Notre critique de Partir un jour, le film d’ouverture qui fait revenir à Cannes en chantant

À l’heure où l’on écrit ces lignes, on ne sait pas si Partir un jour aura transformé le Grand Théâtre Lumière en karaoké géant. Projeté mardi soir en ouverture de la 78e édition du Festival de Cannes, en même temps que dans toutes les salles de France, le film musical d’Amélie Bonnin a tout pour faire chanter les spectateurs. Il y a peu de chance que Robert de Niro, tout juste récompensé d’une palme d’or d’honneur, ânonne Le Loir-et-Cher de Michel Delpech en sortant du Palais des festivals. Mais entendre un air de Dalida courir dans les rues à la fin de la séance n’est pas à exclure.

Un premier long-métrage français pour lancer le plus grand festival du monde, le pari tenté par le délégué général Thierry Frémaux est audacieux. Il est gagné, n’en déplaise aux grincheux, oublieux de films d’ouverture glamour, clinquants et insipides (Gatsby le Magnifique, Grace de Monaco, Minuit à Paris…). Frémaux l’a présenté comme une sorte d’On connaît la chanson, grand film sur la dépression sous ses airs fantaisistes. Comme Alain Resnais, Amélie Bonnin fait chanter ses personnages. Les dialogues cèdent la place aux paroles de tubes du répertoire, de Nougaro (Cécile, ma fille) à Stromae (Alors on danse).
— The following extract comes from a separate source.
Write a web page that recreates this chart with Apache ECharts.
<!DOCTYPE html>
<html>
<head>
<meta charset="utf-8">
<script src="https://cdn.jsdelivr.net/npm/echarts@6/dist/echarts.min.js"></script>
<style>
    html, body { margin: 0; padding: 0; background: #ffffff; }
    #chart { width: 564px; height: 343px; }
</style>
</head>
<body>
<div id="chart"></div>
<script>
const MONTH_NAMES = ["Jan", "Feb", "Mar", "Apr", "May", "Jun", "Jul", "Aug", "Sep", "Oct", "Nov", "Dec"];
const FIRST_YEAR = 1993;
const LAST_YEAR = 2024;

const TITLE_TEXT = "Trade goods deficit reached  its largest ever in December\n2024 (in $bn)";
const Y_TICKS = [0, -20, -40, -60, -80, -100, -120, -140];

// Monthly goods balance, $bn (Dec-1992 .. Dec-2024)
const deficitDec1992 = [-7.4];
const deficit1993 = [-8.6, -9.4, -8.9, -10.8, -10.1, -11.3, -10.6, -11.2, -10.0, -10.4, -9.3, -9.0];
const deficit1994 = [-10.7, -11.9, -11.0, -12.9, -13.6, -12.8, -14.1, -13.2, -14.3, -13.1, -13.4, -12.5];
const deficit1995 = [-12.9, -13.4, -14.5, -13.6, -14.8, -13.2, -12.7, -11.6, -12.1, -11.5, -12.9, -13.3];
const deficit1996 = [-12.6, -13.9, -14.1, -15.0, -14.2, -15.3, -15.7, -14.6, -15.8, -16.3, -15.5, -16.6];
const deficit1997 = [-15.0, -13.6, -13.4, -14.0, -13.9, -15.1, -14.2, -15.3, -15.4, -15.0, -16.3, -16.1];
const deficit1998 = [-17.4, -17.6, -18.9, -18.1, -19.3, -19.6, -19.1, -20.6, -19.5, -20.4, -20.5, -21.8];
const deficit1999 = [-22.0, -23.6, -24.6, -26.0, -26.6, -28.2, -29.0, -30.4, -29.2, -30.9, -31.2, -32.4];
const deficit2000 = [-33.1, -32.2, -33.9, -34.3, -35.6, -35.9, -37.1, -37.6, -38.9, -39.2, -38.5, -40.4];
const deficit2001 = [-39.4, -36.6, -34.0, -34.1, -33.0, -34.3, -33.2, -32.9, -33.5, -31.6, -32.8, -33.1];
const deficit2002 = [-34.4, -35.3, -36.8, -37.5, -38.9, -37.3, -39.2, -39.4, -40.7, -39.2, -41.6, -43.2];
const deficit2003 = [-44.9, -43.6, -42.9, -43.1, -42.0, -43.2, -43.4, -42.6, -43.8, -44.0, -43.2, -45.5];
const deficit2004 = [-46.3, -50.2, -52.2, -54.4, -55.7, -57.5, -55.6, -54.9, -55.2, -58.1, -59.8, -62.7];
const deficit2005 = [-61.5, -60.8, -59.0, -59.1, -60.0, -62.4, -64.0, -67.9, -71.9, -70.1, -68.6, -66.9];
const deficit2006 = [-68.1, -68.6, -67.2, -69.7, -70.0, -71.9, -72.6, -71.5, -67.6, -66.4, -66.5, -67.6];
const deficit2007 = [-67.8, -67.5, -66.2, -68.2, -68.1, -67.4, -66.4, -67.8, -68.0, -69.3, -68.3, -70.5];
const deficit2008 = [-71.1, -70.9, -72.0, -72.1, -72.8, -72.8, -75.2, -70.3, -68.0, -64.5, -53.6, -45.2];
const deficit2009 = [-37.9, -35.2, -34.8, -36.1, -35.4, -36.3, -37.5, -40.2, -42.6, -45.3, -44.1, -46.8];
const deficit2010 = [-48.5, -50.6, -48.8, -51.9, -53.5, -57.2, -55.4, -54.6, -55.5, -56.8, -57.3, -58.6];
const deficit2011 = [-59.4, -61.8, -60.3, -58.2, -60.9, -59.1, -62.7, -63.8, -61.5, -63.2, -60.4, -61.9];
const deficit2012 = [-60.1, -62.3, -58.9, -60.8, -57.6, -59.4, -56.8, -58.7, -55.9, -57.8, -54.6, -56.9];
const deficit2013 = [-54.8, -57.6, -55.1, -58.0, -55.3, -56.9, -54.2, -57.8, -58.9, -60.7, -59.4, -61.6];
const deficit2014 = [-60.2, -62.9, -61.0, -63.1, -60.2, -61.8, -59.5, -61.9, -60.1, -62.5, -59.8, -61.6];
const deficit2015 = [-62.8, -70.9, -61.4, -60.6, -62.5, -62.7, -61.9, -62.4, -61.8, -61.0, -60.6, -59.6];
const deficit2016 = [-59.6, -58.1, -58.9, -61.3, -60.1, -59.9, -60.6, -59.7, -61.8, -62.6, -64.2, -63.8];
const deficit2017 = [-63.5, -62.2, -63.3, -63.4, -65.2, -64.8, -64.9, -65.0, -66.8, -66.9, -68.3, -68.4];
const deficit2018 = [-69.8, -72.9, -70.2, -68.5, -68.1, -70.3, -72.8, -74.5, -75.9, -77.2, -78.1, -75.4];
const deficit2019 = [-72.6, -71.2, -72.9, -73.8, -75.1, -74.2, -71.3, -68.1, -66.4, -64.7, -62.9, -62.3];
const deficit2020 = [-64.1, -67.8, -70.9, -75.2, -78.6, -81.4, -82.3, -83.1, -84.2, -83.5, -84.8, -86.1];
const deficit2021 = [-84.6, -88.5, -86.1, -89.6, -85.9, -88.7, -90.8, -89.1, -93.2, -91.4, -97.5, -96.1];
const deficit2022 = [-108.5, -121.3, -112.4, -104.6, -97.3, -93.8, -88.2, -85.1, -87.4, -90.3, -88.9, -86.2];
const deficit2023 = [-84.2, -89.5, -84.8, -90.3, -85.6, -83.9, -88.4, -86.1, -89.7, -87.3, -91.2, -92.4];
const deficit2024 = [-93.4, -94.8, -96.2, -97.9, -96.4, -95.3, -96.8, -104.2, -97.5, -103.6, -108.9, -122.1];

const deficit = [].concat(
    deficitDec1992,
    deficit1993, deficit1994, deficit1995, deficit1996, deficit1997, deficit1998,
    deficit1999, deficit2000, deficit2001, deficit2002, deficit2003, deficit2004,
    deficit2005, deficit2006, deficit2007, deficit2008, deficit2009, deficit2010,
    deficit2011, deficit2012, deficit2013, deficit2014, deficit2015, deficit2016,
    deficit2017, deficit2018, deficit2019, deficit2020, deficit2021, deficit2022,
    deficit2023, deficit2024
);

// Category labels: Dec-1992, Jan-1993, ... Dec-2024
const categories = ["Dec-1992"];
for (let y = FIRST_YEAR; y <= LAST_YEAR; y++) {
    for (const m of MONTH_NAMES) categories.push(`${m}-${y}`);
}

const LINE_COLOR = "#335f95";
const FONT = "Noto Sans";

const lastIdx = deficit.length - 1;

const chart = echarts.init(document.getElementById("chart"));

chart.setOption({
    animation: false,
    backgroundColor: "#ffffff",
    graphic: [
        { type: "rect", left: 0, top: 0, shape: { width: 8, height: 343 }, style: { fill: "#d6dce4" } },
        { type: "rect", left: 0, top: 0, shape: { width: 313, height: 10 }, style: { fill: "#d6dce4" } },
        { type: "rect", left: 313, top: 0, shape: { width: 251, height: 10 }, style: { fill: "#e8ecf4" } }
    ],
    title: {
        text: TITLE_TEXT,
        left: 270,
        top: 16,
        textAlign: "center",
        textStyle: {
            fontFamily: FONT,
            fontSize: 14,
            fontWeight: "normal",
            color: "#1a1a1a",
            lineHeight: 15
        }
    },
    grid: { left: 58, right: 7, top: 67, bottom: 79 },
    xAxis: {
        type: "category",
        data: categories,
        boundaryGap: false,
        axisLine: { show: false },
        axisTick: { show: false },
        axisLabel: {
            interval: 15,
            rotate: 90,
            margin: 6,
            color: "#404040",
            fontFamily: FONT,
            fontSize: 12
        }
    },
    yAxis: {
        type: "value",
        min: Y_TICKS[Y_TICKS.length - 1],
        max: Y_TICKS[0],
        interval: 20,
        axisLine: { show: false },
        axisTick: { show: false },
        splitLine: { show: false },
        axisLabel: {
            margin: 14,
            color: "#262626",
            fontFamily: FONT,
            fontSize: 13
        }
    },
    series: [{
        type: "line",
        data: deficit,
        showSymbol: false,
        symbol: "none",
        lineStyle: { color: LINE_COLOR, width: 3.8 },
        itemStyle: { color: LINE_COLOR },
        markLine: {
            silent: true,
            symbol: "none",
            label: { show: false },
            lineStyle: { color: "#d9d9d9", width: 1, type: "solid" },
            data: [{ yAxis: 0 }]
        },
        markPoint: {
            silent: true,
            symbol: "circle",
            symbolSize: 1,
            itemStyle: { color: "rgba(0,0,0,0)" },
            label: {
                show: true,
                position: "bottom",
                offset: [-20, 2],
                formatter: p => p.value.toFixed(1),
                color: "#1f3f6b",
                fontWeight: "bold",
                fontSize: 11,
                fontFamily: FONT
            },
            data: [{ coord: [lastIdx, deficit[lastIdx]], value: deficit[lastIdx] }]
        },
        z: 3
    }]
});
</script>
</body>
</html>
Les 2be3 en balade enivrante

L’argument tient sur un coin de nappe. Cécile, chef de cuisine, gagnante de « Top Chef », est sur le point d’ouvrir son restaurant à Paris avec son compagnon. Elle est enceinte mais il ne le sait pas. Le troisième infarctus de son père la force à rendre visite à ses parents (François Rollin et Dominique Blanc), propriétaires d’un relais routier dans l’est de la France, plus macédoine et bourguignon que soufflé à la bisque de homard. De retour au pays, Cécile croise Raphaël, béguin de jeunesse resté les pieds dans la boue et les mains dans le cambouis – il est garagiste.
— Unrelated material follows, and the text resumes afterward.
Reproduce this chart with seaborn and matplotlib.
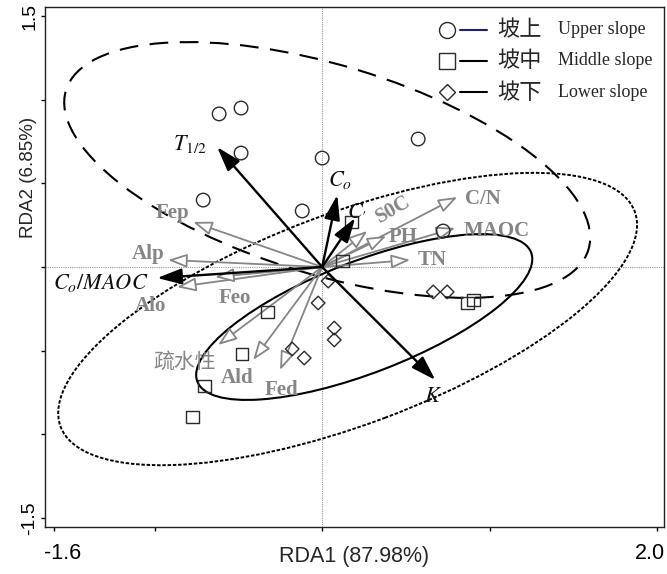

Juliette Armanet donne l’impression d’avoir fait ça toute sa vie. Cuisiner et jouer la comédie. Bastien Bouillon est méconnaissable en blond peroxydé, solaire, drôle et charmeur. Avec la pointe de mélancolie de celui qui aurait pu vivre une autre vie. Les chansons ont été enregistrées en live sur le plateau, avec des arrangements et des orchestrations nouvelles, en variant les styles. Chilly Gonzales revisite ainsi Partir un jour, la chanson des 2Be3 qui donne son titre au film, et transforme la guimauve du boys band en balade enivrante. On parle du grain de la voix comme du grain de l’image. Partir un jour n’en manque pas. Juliette Armanet et François Rollin n’ont pas la même technique mais font passer la même émotion, celle que seul procure un comédien se glissant dans la peau d’un personnage. Un père qui chante Mourir sur scène en épluchant des patates dans sa cuisine, ça pourrait être ridicule. C’est déchirant.

Partir un jour compte plusieurs très bonnes scènes. Et même quelques-unes formidables. En boîte de nuit, quand Ces soirées-là enflamme le dancefloor. À la patinoire, lieu du dernier rendez-vous et du baiser manqué, où Bouillon fait chauffer la glace en chantant Femme like U de K-Maro (« Donne-moi ton cœur baby, ton corps baby »). Il y a quelque chose du voyage dans le temps du Peggy Sue s’est mariée de Coppola. Un sucre trempé dans un bol de café vaut bien une madeleine. Les canards aussi peuvent être proustiens. Partir un jour est un film de patrimoine pop et nostalgique. La France est le pays de la gastronomie, de la chanson et du cinéma. Et de l’amour bien sûr. Il n’est jamais trop tard pour faire une roue arrière pour séduire une fille.